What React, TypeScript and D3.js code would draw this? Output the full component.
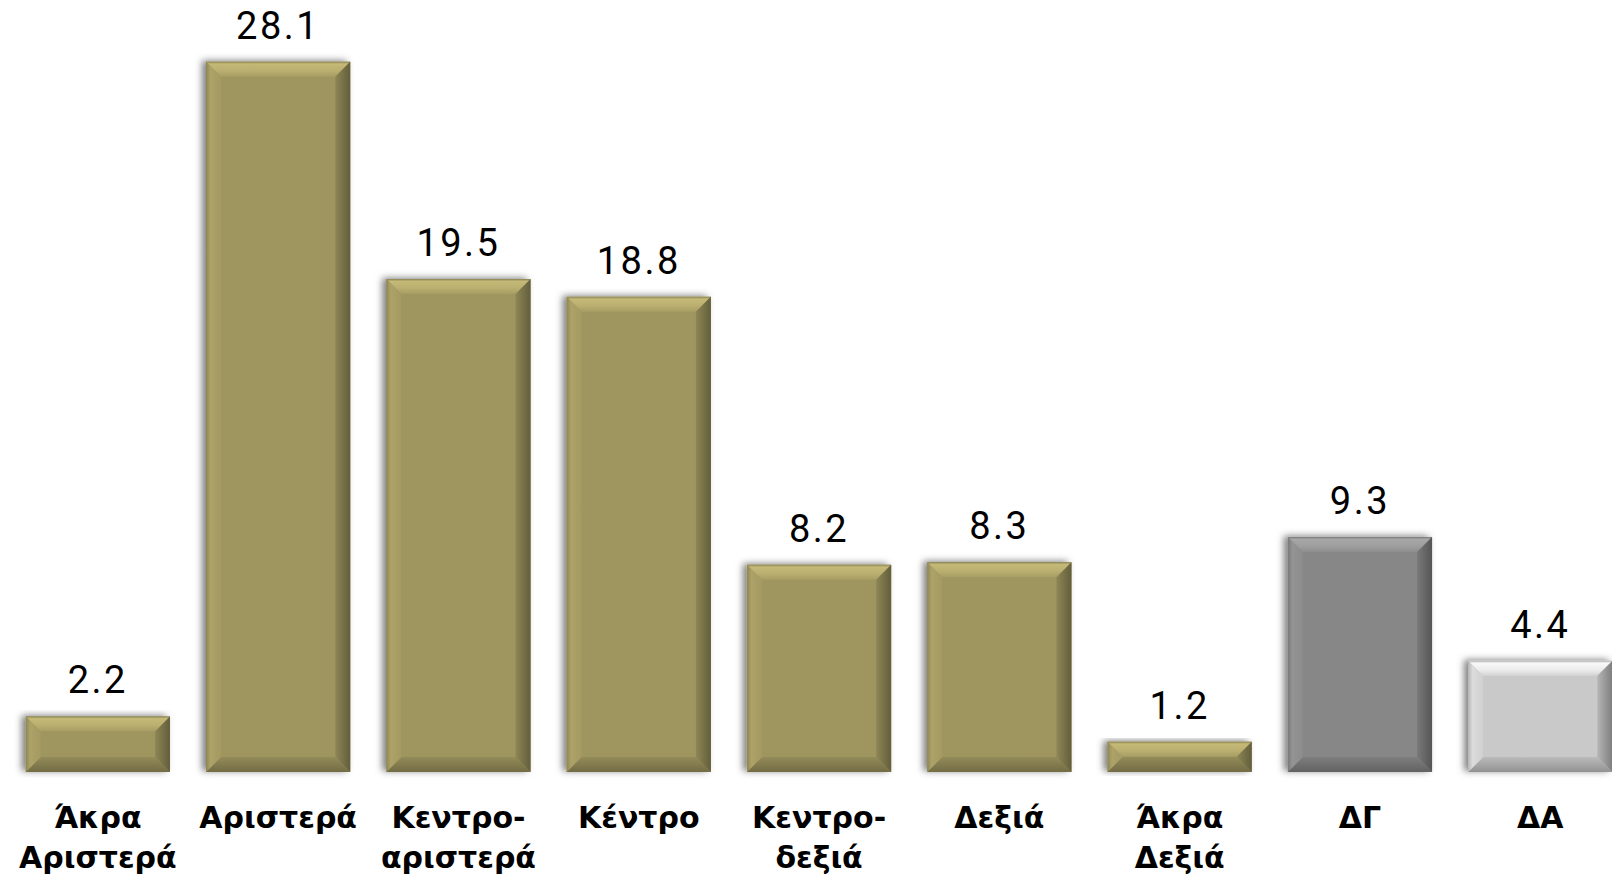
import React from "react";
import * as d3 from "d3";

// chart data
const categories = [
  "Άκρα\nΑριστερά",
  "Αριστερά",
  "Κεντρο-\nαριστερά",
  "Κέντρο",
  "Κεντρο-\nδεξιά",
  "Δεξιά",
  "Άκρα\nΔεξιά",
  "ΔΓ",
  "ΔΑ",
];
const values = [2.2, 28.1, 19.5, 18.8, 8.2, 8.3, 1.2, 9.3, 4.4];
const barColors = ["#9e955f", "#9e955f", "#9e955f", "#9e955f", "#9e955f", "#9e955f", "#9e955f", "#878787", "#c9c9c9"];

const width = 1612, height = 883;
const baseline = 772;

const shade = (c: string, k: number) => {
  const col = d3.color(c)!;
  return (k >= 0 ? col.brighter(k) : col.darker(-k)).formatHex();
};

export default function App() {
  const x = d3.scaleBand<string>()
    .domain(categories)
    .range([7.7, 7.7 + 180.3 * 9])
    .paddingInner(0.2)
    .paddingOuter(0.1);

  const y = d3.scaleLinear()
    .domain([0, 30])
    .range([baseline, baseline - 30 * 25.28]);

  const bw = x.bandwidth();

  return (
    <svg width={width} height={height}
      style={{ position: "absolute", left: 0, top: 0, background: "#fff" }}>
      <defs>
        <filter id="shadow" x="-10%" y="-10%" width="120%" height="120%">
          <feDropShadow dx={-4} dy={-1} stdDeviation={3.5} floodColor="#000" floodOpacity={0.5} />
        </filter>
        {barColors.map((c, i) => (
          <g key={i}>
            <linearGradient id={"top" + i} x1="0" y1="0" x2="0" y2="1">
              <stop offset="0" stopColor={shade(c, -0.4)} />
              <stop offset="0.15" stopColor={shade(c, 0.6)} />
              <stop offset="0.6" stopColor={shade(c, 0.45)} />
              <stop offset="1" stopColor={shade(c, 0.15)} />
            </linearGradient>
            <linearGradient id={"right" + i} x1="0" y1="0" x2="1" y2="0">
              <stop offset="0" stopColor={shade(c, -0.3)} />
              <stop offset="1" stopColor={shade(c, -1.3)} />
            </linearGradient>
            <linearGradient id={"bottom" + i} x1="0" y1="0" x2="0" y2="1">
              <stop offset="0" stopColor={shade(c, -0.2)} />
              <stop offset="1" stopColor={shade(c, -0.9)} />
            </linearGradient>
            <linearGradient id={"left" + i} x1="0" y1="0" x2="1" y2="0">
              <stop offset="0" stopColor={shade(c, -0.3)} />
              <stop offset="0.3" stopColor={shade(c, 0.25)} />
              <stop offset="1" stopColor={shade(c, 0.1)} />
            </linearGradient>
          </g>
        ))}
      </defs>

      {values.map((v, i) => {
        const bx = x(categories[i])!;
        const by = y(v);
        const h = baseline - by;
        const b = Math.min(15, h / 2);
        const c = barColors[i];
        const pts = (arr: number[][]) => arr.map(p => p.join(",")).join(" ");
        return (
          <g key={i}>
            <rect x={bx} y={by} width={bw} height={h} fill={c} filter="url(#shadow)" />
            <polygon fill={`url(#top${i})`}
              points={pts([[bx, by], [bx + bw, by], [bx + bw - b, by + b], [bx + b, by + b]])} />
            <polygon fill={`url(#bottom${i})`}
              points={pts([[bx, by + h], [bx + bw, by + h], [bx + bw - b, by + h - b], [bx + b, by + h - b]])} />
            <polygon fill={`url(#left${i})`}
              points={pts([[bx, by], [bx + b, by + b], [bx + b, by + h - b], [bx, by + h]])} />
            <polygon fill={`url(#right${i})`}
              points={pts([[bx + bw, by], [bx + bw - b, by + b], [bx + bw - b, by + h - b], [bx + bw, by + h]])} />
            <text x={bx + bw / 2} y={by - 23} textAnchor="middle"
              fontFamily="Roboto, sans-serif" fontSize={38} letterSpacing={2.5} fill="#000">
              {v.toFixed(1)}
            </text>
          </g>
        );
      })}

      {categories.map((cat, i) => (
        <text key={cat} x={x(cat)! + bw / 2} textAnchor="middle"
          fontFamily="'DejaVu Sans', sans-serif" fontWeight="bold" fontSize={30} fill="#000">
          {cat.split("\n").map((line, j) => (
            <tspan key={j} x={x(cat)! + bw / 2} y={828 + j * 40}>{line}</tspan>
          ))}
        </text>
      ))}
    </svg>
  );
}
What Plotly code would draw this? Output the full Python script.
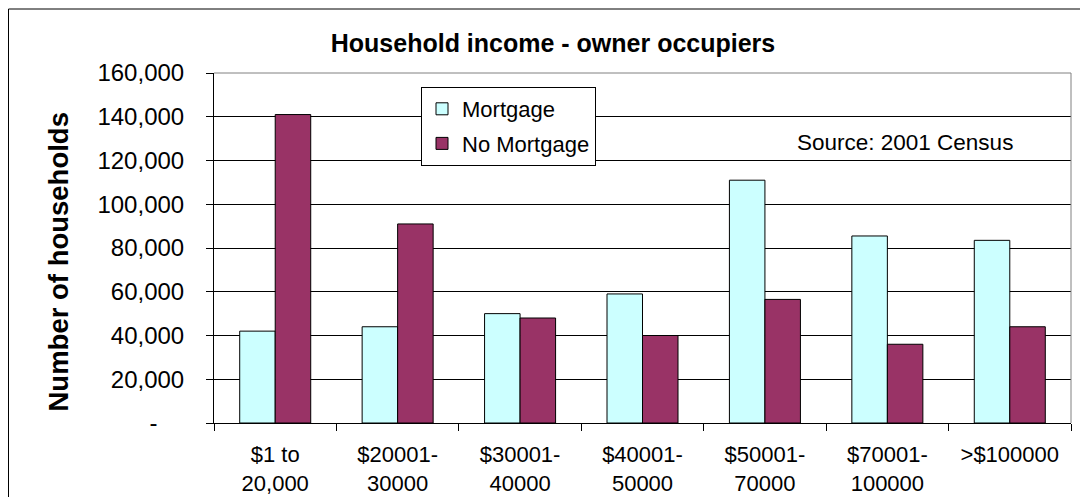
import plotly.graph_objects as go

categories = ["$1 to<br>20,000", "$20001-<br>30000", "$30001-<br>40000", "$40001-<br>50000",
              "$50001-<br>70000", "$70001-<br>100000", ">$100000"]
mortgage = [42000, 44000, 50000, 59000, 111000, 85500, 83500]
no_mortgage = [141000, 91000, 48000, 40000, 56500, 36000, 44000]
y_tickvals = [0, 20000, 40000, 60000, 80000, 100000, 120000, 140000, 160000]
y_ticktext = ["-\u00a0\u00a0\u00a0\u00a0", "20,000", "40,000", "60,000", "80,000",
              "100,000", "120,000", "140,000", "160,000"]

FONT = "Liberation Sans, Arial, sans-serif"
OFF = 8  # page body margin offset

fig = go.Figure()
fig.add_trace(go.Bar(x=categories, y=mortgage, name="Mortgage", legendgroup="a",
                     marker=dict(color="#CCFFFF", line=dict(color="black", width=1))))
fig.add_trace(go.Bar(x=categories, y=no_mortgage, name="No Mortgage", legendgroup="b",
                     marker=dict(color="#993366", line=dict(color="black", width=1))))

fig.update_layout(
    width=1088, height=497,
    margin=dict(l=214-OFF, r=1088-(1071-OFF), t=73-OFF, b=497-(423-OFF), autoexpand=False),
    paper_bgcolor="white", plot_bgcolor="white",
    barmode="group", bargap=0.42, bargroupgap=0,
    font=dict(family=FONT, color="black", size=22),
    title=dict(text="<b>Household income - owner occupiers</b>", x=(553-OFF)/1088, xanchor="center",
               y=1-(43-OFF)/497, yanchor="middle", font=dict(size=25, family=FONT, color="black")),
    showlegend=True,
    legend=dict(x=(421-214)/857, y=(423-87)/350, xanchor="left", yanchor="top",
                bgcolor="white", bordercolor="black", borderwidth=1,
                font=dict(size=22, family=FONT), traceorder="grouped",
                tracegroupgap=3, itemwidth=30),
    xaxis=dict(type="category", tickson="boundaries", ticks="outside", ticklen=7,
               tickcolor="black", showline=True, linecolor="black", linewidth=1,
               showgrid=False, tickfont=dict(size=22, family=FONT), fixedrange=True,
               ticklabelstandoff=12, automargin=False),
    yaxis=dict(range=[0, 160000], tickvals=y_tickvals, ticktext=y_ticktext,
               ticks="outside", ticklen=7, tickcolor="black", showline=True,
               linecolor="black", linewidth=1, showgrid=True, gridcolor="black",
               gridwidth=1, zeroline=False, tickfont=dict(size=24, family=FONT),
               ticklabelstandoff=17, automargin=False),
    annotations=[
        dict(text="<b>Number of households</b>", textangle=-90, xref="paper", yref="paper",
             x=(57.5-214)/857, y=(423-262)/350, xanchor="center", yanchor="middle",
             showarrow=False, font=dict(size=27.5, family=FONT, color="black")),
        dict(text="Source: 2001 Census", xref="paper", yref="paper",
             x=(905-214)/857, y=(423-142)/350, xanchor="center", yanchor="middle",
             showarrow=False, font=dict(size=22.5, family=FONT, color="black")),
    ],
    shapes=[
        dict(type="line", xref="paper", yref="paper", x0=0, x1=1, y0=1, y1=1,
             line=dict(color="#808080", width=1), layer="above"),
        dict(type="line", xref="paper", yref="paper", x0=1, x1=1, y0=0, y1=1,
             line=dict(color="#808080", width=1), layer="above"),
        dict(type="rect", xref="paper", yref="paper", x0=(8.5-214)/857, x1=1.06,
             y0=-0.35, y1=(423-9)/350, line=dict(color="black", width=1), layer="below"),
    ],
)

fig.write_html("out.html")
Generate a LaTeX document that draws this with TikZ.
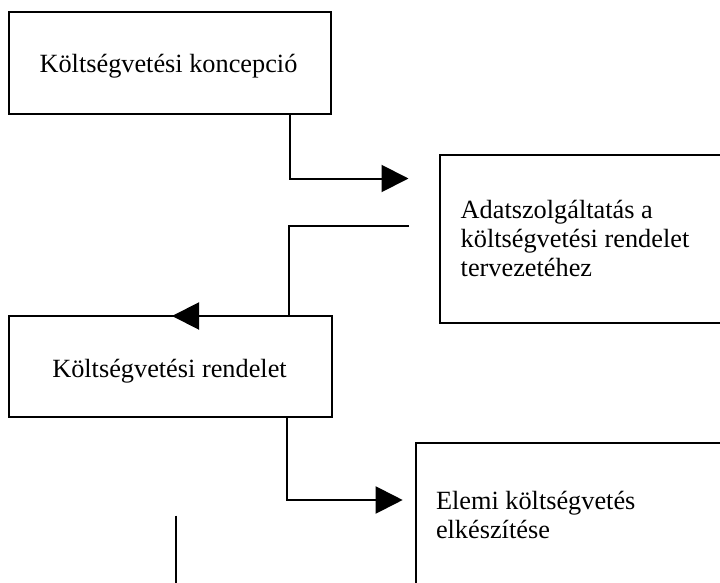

_Exercise details_
Please transcribe, word for word, every line from the first line of the records above through the line containing "const bw = x.bandwidth();", and leave out any pictures.

_The reply_
What React, TypeScript and D3.js code would draw this? Output the full component.
import React from "react";
import * as d3 from "d3";

// chart data
const categories = [
  "Άκρα\nΑριστερά",
  "Αριστερά",
  "Κεντρο-\nαριστερά",
  "Κέντρο",
  "Κεντρο-\nδεξιά",
  "Δεξιά",
  "Άκρα\nΔεξιά",
  "ΔΓ",
  "ΔΑ",
];
const values = [2.2, 28.1, 19.5, 18.8, 8.2, 8.3, 1.2, 9.3, 4.4];
const barColors = ["#9e955f", "#9e955f", "#9e955f", "#9e955f", "#9e955f", "#9e955f", "#9e955f", "#878787", "#c9c9c9"];

const width = 1612, height = 883;
const baseline = 772;

const shade = (c: string, k: number) => {
  const col = d3.color(c)!;
  return (k >= 0 ? col.brighter(k) : col.darker(-k)).formatHex();
};

export default function App() {
  const x = d3.scaleBand<string>()
    .domain(categories)
    .range([7.7, 7.7 + 180.3 * 9])
    .paddingInner(0.2)
    .paddingOuter(0.1);

  const y = d3.scaleLinear()
    .domain([0, 30])
    .range([baseline, baseline - 30 * 25.28]);

  const bw = x.bandwidth();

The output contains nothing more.